Instructions for the task:
Would you extract the whole listing below and retype it exactly?

BEGIN Dataset excerpt

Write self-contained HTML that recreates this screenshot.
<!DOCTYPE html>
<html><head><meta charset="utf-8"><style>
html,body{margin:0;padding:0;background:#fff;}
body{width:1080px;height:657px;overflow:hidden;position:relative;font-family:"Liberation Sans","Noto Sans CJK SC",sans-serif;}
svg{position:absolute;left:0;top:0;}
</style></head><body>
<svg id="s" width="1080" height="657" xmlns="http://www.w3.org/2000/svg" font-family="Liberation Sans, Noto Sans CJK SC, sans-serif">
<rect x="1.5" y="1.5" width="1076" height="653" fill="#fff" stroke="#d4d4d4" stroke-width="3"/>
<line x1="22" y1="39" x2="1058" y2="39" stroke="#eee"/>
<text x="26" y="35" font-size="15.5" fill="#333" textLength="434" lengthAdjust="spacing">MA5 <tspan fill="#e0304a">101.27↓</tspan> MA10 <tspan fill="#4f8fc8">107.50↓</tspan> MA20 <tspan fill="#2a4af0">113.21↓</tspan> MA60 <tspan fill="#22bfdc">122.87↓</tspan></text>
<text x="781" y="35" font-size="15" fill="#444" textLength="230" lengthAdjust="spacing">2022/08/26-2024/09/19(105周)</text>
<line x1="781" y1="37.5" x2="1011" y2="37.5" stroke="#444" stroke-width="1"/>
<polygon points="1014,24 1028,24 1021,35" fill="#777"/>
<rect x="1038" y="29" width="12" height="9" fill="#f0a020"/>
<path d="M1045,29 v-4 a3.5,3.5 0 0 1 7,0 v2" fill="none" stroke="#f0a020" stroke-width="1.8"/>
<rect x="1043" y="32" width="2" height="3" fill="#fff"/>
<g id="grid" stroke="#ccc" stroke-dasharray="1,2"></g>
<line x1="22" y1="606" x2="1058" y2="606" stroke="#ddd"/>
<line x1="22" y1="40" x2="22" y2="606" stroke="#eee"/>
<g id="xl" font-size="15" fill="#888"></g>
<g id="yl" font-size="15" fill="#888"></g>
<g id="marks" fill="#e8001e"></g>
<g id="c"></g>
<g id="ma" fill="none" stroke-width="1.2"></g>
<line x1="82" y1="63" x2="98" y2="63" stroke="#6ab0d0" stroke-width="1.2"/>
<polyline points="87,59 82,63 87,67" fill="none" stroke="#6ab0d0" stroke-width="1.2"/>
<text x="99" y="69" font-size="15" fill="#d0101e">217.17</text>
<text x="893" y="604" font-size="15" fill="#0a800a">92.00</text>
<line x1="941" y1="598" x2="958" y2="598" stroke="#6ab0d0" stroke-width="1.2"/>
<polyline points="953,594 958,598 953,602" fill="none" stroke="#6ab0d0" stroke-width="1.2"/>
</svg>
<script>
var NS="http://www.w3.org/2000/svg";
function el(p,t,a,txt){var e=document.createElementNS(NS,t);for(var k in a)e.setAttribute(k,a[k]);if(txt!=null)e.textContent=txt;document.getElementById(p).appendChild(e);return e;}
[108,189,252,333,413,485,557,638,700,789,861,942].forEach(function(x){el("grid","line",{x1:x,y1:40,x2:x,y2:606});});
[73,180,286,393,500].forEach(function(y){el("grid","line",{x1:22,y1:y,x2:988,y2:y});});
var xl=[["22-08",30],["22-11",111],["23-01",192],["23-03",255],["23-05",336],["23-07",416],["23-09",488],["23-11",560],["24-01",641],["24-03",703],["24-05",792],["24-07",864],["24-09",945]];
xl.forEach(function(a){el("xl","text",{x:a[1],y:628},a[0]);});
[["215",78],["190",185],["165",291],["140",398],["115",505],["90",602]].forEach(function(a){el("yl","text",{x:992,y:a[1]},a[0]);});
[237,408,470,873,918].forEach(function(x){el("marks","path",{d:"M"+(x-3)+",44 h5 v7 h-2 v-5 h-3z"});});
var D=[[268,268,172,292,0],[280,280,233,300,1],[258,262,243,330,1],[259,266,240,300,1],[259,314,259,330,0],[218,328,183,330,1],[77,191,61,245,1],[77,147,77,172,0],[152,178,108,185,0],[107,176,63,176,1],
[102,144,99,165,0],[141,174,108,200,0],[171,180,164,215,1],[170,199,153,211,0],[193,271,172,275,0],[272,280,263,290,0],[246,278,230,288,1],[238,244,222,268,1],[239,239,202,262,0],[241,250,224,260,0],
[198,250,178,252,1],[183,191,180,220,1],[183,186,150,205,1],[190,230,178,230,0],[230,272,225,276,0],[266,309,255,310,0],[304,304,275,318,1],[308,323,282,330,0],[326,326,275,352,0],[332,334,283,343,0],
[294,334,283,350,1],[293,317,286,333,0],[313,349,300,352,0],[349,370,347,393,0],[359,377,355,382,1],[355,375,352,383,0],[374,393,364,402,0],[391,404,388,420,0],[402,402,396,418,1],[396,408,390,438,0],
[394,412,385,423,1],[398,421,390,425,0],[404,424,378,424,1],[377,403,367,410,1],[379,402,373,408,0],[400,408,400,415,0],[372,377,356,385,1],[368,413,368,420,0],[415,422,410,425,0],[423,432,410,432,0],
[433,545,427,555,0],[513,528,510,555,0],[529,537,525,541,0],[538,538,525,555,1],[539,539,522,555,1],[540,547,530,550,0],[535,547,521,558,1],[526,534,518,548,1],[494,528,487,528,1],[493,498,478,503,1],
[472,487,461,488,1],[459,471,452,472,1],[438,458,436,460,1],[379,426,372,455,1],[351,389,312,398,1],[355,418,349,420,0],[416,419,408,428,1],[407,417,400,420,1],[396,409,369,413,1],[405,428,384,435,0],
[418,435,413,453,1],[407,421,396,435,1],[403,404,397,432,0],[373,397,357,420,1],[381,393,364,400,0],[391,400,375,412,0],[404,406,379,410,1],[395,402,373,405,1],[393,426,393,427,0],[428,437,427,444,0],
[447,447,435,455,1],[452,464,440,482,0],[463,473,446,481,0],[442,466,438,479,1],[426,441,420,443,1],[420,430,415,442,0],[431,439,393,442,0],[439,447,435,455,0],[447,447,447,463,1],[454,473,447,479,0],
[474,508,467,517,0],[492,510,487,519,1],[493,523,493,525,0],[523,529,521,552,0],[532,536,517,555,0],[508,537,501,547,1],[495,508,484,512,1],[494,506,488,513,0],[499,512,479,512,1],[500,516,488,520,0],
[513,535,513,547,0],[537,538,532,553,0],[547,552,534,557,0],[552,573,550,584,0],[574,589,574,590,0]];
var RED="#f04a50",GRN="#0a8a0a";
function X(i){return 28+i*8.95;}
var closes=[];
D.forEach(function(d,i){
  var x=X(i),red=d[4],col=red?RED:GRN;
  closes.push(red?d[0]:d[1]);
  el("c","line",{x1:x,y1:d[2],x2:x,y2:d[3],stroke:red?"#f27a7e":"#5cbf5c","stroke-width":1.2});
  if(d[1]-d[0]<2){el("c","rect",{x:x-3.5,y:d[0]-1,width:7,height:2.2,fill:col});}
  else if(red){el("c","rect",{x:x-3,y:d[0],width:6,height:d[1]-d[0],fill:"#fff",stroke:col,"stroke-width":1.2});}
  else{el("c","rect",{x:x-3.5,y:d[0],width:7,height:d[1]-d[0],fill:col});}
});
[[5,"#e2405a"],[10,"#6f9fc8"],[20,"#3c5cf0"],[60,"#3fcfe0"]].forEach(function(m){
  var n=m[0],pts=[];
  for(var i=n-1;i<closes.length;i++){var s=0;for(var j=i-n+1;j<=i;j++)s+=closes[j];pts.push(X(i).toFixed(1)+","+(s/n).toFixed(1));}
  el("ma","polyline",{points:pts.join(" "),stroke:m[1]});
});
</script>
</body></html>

END Dataset excerpt

Correct answer:
Write self-contained HTML that recreates this screenshot.
<!DOCTYPE html>
<html><head><meta charset="utf-8"><style>
html,body{margin:0;padding:0;background:#fff;}
body{width:1080px;height:657px;overflow:hidden;position:relative;font-family:"Liberation Sans","Noto Sans CJK SC",sans-serif;}
svg{position:absolute;left:0;top:0;}
</style></head><body>
<svg id="s" width="1080" height="657" xmlns="http://www.w3.org/2000/svg" font-family="Liberation Sans, Noto Sans CJK SC, sans-serif">
<rect x="1.5" y="1.5" width="1076" height="653" fill="#fff" stroke="#d4d4d4" stroke-width="3"/>
<line x1="22" y1="39" x2="1058" y2="39" stroke="#eee"/>
<text x="26" y="35" font-size="15.5" fill="#333" textLength="434" lengthAdjust="spacing">MA5 <tspan fill="#e0304a">101.27↓</tspan> MA10 <tspan fill="#4f8fc8">107.50↓</tspan> MA20 <tspan fill="#2a4af0">113.21↓</tspan> MA60 <tspan fill="#22bfdc">122.87↓</tspan></text>
<text x="781" y="35" font-size="15" fill="#444" textLength="230" lengthAdjust="spacing">2022/08/26-2024/09/19(105周)</text>
<line x1="781" y1="37.5" x2="1011" y2="37.5" stroke="#444" stroke-width="1"/>
<polygon points="1014,24 1028,24 1021,35" fill="#777"/>
<rect x="1038" y="29" width="12" height="9" fill="#f0a020"/>
<path d="M1045,29 v-4 a3.5,3.5 0 0 1 7,0 v2" fill="none" stroke="#f0a020" stroke-width="1.8"/>
<rect x="1043" y="32" width="2" height="3" fill="#fff"/>
<g id="grid" stroke="#ccc" stroke-dasharray="1,2"></g>
<line x1="22" y1="606" x2="1058" y2="606" stroke="#ddd"/>
<line x1="22" y1="40" x2="22" y2="606" stroke="#eee"/>
<g id="xl" font-size="15" fill="#888"></g>
<g id="yl" font-size="15" fill="#888"></g>
<g id="marks" fill="#e8001e"></g>
<g id="c"></g>
<g id="ma" fill="none" stroke-width="1.2"></g>
<line x1="82" y1="63" x2="98" y2="63" stroke="#6ab0d0" stroke-width="1.2"/>
<polyline points="87,59 82,63 87,67" fill="none" stroke="#6ab0d0" stroke-width="1.2"/>
<text x="99" y="69" font-size="15" fill="#d0101e">217.17</text>
<text x="893" y="604" font-size="15" fill="#0a800a">92.00</text>
<line x1="941" y1="598" x2="958" y2="598" stroke="#6ab0d0" stroke-width="1.2"/>
<polyline points="953,594 958,598 953,602" fill="none" stroke="#6ab0d0" stroke-width="1.2"/>
</svg>
<script>
var NS="http://www.w3.org/2000/svg";
function el(p,t,a,txt){var e=document.createElementNS(NS,t);for(var k in a)e.setAttribute(k,a[k]);if(txt!=null)e.textContent=txt;document.getElementById(p).appendChild(e);return e;}
[108,189,252,333,413,485,557,638,700,789,861,942].forEach(function(x){el("grid","line",{x1:x,y1:40,x2:x,y2:606});});
[73,180,286,393,500].forEach(function(y){el("grid","line",{x1:22,y1:y,x2:988,y2:y});});
var xl=[["22-08",30],["22-11",111],["23-01",192],["23-03",255],["23-05",336],["23-07",416],["23-09",488],["23-11",560],["24-01",641],["24-03",703],["24-05",792],["24-07",864],["24-09",945]];
xl.forEach(function(a){el("xl","text",{x:a[1],y:628},a[0]);});
[["215",78],["190",185],["165",291],["140",398],["115",505],["90",602]].forEach(function(a){el("yl","text",{x:992,y:a[1]},a[0]);});
[237,408,470,873,918].forEach(function(x){el("marks","path",{d:"M"+(x-3)+",44 h5 v7 h-2 v-5 h-3z"});});
var D=[[268,268,172,292,0],[280,280,233,300,1],[258,262,243,330,1],[259,266,240,300,1],[259,314,259,330,0],[218,328,183,330,1],[77,191,61,245,1],[77,147,77,172,0],[152,178,108,185,0],[107,176,63,176,1],
[102,144,99,165,0],[141,174,108,200,0],[171,180,164,215,1],[170,199,153,211,0],[193,271,172,275,0],[272,280,263,290,0],[246,278,230,288,1],[238,244,222,268,1],[239,239,202,262,0],[241,250,224,260,0],
[198,250,178,252,1],[183,191,180,220,1],[183,186,150,205,1],[190,230,178,230,0],[230,272,225,276,0],[266,309,255,310,0],[304,304,275,318,1],[308,323,282,330,0],[326,326,275,352,0],[332,334,283,343,0],
[294,334,283,350,1],[293,317,286,333,0],[313,349,300,352,0],[349,370,347,393,0],[359,377,355,382,1],[355,375,352,383,0],[374,393,364,402,0],[391,404,388,420,0],[402,402,396,418,1],[396,408,390,438,0],
[394,412,385,423,1],[398,421,390,425,0],[404,424,378,424,1],[377,403,367,410,1],[379,402,373,408,0],[400,408,400,415,0],[372,377,356,385,1],[368,413,368,420,0],[415,422,410,425,0],[423,432,410,432,0],
[433,545,427,555,0],[513,528,510,555,0],[529,537,525,541,0],[538,538,525,555,1],[539,539,522,555,1],[540,547,530,550,0],[535,547,521,558,1],[526,534,518,548,1],[494,528,487,528,1],[493,498,478,503,1],
[472,487,461,488,1],[459,471,452,472,1],[438,458,436,460,1],[379,426,372,455,1],[351,389,312,398,1],[355,418,349,420,0],[416,419,408,428,1],[407,417,400,420,1],[396,409,369,413,1],[405,428,384,435,0],
[418,435,413,453,1],[407,421,396,435,1],[403,404,397,432,0],[373,397,357,420,1],[381,393,364,400,0],[391,400,375,412,0],[404,406,379,410,1],[395,402,373,405,1],[393,426,393,427,0],[428,437,427,444,0],
[447,447,435,455,1],[452,464,440,482,0],[463,473,446,481,0],[442,466,438,479,1],[426,441,420,443,1],[420,430,415,442,0],[431,439,393,442,0],[439,447,435,455,0],[447,447,447,463,1],[454,473,447,479,0],
[474,508,467,517,0],[492,510,487,519,1],[493,523,493,525,0],[523,529,521,552,0],[532,536,517,555,0],[508,537,501,547,1],[495,508,484,512,1],[494,506,488,513,0],[499,512,479,512,1],[500,516,488,520,0],
[513,535,513,547,0],[537,538,532,553,0],[547,552,534,557,0],[552,573,550,584,0],[574,589,574,590,0]];
var RED="#f04a50",GRN="#0a8a0a";
function X(i){return 28+i*8.95;}
var closes=[];
D.forEach(function(d,i){
  var x=X(i),red=d[4],col=red?RED:GRN;
  closes.push(red?d[0]:d[1]);
  el("c","line",{x1:x,y1:d[2],x2:x,y2:d[3],stroke:red?"#f27a7e":"#5cbf5c","stroke-width":1.2});
  if(d[1]-d[0]<2){el("c","rect",{x:x-3.5,y:d[0]-1,width:7,height:2.2,fill:col});}
  else if(red){el("c","rect",{x:x-3,y:d[0],width:6,height:d[1]-d[0],fill:"#fff",stroke:col,"stroke-width":1.2});}
  else{el("c","rect",{x:x-3.5,y:d[0],width:7,height:d[1]-d[0],fill:col});}
});
[[5,"#e2405a"],[10,"#6f9fc8"],[20,"#3c5cf0"],[60,"#3fcfe0"]].forEach(function(m){
  var n=m[0],pts=[];
  for(var i=n-1;i<closes.length;i++){var s=0;for(var j=i-n+1;j<=i;j++)s+=closes[j];pts.push(X(i).toFixed(1)+","+(s/n).toFixed(1));}
  el("ma","polyline",{points:pts.join(" "),stroke:m[1]});
});
</script>
</body></html>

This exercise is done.